> _EXERCISE BRIEF_
Take the line containing "Emit a Python" as the first line and the line containing "club_size = [38.9, 45.5, 44.3, 38.6, 41.6, 45, 28, 28.5]" as the last, and output that span verbatim without any images.

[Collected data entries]
-=-=-

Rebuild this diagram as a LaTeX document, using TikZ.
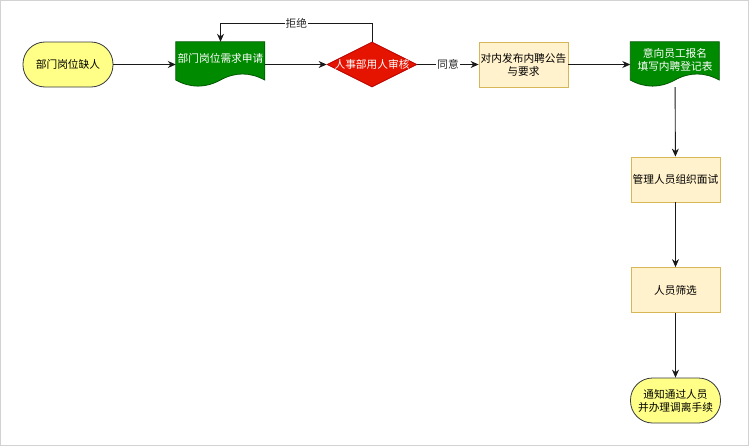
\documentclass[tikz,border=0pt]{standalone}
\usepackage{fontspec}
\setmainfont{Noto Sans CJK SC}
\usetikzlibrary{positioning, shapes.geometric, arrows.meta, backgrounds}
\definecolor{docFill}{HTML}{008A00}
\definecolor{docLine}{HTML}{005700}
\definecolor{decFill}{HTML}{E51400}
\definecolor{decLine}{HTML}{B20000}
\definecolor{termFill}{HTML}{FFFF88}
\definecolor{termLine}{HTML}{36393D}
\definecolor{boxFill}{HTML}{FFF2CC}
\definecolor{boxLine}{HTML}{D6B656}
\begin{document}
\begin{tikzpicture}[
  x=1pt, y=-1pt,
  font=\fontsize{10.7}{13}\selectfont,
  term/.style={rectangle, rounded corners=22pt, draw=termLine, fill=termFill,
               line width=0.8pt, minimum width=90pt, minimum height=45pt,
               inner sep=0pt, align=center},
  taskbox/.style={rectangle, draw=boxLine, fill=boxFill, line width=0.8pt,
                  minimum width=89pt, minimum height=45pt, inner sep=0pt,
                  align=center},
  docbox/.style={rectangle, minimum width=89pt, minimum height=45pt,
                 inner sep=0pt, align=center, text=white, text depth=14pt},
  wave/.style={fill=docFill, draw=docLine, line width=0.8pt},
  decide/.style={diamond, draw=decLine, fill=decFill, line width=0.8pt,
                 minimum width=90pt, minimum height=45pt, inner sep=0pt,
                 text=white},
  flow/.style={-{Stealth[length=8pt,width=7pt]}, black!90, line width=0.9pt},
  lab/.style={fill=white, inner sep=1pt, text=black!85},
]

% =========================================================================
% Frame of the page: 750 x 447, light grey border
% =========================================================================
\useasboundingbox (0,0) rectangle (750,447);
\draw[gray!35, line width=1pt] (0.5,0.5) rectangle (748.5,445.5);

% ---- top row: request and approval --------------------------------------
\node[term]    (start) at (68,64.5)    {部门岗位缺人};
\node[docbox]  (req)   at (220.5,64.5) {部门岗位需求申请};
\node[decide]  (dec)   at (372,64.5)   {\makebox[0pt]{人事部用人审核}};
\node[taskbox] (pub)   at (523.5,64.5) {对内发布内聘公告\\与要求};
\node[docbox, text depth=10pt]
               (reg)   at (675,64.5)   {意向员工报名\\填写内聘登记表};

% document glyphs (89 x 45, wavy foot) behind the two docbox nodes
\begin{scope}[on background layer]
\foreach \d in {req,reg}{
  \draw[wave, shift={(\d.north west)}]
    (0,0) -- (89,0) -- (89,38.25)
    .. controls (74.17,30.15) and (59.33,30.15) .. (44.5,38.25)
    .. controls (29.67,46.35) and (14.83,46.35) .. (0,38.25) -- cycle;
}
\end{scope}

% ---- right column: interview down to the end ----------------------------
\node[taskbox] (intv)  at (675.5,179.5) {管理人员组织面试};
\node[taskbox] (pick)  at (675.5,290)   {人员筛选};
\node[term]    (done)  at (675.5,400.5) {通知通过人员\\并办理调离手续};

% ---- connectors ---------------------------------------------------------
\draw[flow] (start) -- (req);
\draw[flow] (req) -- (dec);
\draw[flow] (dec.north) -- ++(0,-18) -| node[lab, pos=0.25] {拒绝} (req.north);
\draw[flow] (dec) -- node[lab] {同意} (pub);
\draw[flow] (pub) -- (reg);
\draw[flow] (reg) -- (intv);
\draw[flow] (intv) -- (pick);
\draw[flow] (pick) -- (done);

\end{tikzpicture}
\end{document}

-=-=-

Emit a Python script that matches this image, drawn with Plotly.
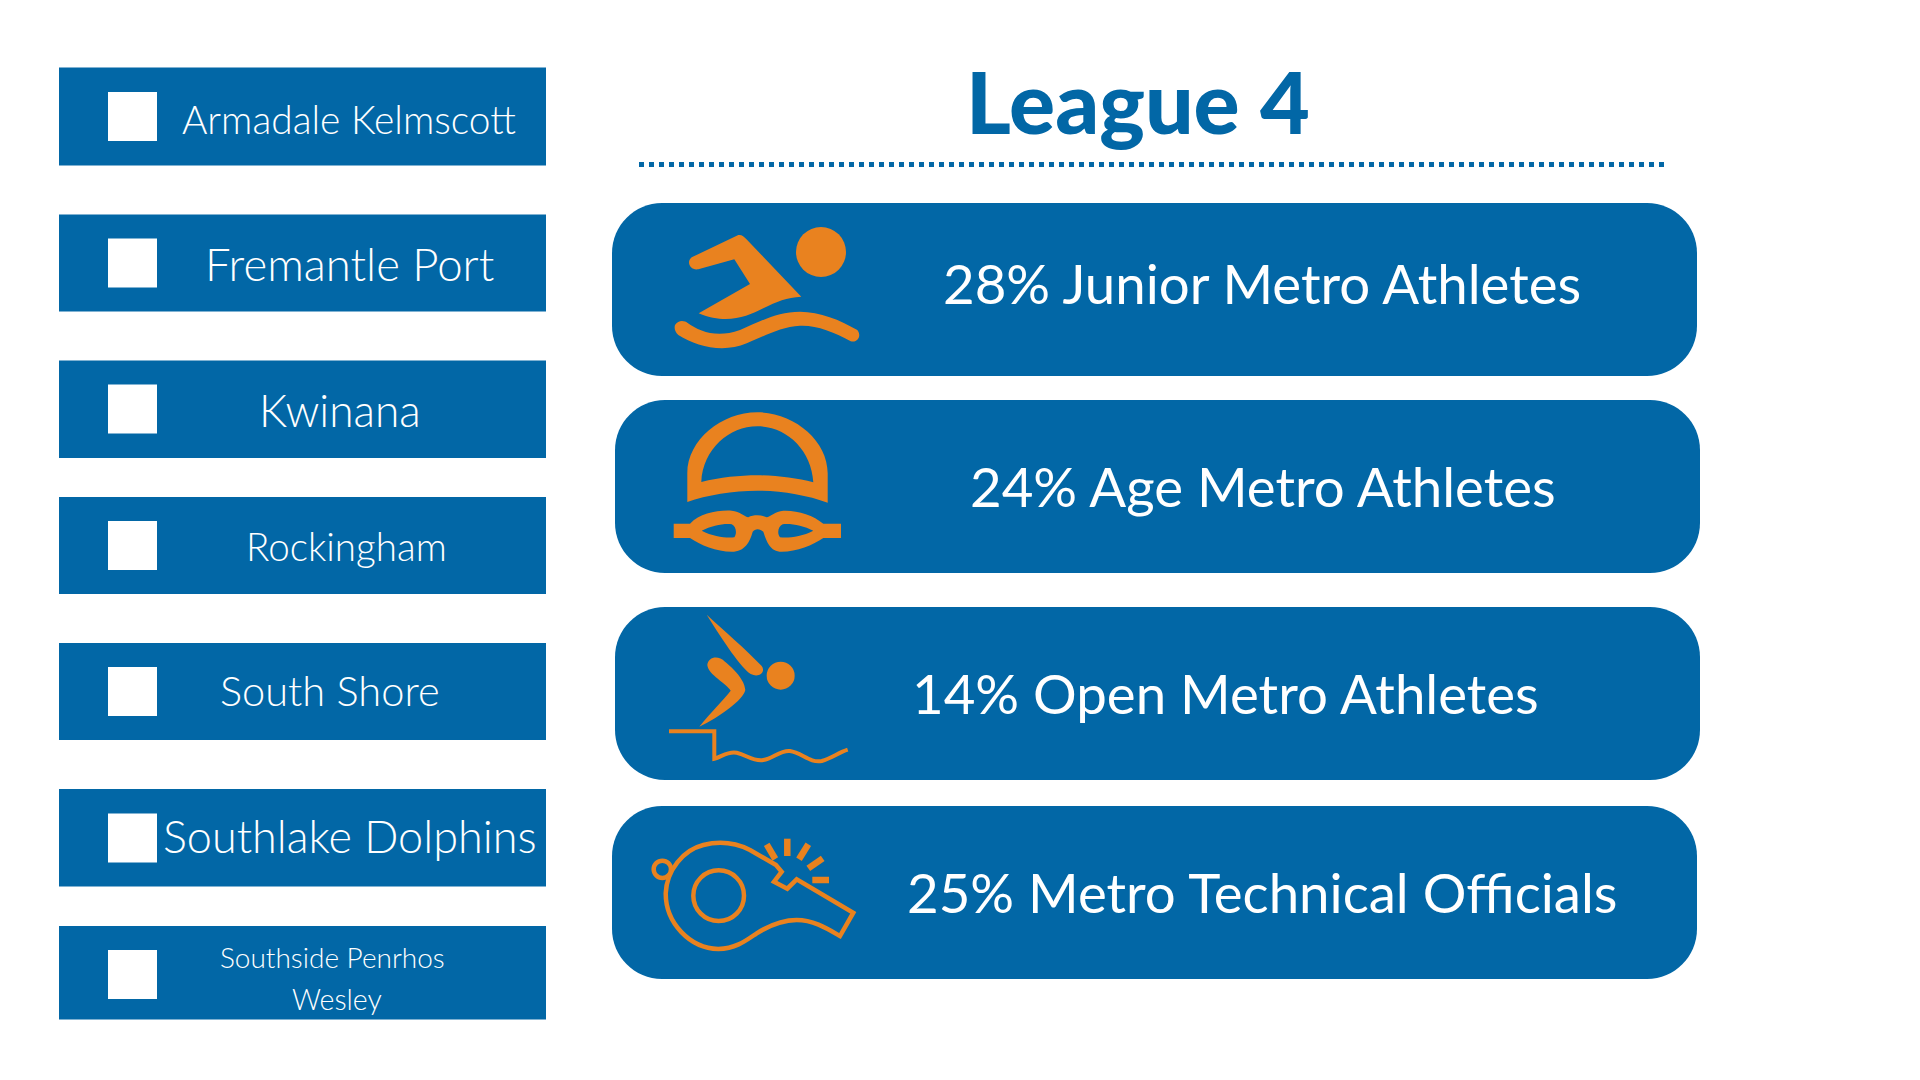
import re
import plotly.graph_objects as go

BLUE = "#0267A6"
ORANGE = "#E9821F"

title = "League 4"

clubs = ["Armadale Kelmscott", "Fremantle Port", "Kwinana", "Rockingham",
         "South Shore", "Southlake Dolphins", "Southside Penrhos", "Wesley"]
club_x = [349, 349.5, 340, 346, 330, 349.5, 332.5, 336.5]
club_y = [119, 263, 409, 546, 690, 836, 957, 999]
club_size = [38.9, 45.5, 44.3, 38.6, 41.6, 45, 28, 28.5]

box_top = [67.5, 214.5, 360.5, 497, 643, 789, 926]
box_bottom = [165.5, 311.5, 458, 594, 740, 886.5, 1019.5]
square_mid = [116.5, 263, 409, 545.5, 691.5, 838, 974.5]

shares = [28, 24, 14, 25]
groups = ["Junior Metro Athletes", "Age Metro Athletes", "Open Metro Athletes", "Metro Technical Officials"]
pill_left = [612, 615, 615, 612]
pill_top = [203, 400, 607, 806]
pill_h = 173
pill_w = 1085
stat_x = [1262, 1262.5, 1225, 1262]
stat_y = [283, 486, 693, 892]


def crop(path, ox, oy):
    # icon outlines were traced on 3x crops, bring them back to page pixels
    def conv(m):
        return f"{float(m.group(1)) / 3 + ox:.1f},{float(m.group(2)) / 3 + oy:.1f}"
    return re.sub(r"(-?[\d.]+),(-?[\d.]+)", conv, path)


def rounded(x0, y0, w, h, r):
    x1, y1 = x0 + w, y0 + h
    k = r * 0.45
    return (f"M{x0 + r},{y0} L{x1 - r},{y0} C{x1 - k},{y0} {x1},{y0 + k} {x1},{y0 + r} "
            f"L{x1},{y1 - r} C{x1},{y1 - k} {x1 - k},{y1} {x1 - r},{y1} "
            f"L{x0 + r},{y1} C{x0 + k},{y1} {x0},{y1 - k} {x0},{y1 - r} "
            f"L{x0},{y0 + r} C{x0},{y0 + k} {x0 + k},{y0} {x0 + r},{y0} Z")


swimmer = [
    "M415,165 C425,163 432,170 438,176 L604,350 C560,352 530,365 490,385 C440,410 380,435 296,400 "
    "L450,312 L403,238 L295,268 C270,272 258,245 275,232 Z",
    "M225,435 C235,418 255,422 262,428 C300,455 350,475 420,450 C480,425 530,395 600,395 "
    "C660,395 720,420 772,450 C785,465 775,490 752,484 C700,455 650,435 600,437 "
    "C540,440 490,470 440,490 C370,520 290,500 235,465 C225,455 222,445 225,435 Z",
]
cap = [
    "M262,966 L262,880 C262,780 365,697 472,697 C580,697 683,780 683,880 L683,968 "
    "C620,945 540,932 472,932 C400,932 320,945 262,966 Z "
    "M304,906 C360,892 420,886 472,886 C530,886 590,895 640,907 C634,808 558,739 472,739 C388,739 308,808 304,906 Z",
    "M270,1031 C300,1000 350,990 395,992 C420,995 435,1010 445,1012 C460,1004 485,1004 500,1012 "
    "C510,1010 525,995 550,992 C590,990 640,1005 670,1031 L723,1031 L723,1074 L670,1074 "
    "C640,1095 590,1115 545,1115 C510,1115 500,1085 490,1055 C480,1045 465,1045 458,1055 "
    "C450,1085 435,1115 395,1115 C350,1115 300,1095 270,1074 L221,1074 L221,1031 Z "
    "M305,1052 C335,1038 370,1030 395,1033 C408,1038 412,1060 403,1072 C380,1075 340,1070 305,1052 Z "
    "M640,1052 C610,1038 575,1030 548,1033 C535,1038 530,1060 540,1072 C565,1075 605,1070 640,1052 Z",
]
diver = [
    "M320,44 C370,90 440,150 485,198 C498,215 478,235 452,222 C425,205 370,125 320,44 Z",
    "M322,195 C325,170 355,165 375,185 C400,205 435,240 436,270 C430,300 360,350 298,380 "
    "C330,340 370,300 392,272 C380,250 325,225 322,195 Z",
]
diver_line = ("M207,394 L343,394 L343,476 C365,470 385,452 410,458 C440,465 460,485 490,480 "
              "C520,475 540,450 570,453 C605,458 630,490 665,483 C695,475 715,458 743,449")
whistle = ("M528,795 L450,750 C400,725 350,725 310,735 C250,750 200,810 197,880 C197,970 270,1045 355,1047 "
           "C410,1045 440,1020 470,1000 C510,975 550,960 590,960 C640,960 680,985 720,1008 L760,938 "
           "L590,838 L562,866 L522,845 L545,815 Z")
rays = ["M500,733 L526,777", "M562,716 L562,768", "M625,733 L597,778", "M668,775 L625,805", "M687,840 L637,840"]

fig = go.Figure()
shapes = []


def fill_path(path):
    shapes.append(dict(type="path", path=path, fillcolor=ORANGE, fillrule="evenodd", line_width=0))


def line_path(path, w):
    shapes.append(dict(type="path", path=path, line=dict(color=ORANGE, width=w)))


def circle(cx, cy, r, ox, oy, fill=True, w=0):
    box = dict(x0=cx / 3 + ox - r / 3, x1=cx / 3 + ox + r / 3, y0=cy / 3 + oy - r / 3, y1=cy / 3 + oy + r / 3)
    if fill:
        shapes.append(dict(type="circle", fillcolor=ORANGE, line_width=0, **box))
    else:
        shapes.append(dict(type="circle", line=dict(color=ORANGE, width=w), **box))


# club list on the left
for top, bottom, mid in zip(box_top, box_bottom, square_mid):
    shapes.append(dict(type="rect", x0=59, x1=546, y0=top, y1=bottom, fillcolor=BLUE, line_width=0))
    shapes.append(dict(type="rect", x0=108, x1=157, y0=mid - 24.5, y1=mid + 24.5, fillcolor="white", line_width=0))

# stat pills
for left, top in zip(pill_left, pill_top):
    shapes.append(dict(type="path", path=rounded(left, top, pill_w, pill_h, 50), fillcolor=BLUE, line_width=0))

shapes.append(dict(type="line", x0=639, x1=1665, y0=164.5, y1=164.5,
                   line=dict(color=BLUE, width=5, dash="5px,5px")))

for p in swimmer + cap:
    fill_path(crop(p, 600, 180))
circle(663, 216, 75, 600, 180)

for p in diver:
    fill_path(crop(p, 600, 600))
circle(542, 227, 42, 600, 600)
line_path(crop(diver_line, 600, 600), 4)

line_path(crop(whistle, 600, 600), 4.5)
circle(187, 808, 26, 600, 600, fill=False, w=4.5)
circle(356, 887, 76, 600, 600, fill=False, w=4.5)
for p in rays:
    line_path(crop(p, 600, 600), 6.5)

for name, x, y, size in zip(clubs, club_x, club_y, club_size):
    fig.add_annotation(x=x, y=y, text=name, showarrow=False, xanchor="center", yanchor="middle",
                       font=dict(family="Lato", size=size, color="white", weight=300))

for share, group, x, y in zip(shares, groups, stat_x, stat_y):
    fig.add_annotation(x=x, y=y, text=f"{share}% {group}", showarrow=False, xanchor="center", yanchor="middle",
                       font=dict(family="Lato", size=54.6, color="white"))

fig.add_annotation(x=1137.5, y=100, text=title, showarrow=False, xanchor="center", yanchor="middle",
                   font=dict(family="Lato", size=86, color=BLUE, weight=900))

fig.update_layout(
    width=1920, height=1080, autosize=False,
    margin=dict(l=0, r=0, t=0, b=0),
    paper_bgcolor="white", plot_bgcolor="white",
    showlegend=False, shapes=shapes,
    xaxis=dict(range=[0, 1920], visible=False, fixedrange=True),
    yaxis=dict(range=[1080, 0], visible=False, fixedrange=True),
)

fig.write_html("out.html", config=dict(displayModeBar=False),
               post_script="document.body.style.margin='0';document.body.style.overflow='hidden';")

-=-=-

> _SOLUTION_
Emit a Python script that matches this image, drawn with Plotly.
import re
import plotly.graph_objects as go

BLUE = "#0267A6"
ORANGE = "#E9821F"

title = "League 4"

clubs = ["Armadale Kelmscott", "Fremantle Port", "Kwinana", "Rockingham",
         "South Shore", "Southlake Dolphins", "Southside Penrhos", "Wesley"]
club_x = [349, 349.5, 340, 346, 330, 349.5, 332.5, 336.5]
club_y = [119, 263, 409, 546, 690, 836, 957, 999]
club_size = [38.9, 45.5, 44.3, 38.6, 41.6, 45, 28, 28.5]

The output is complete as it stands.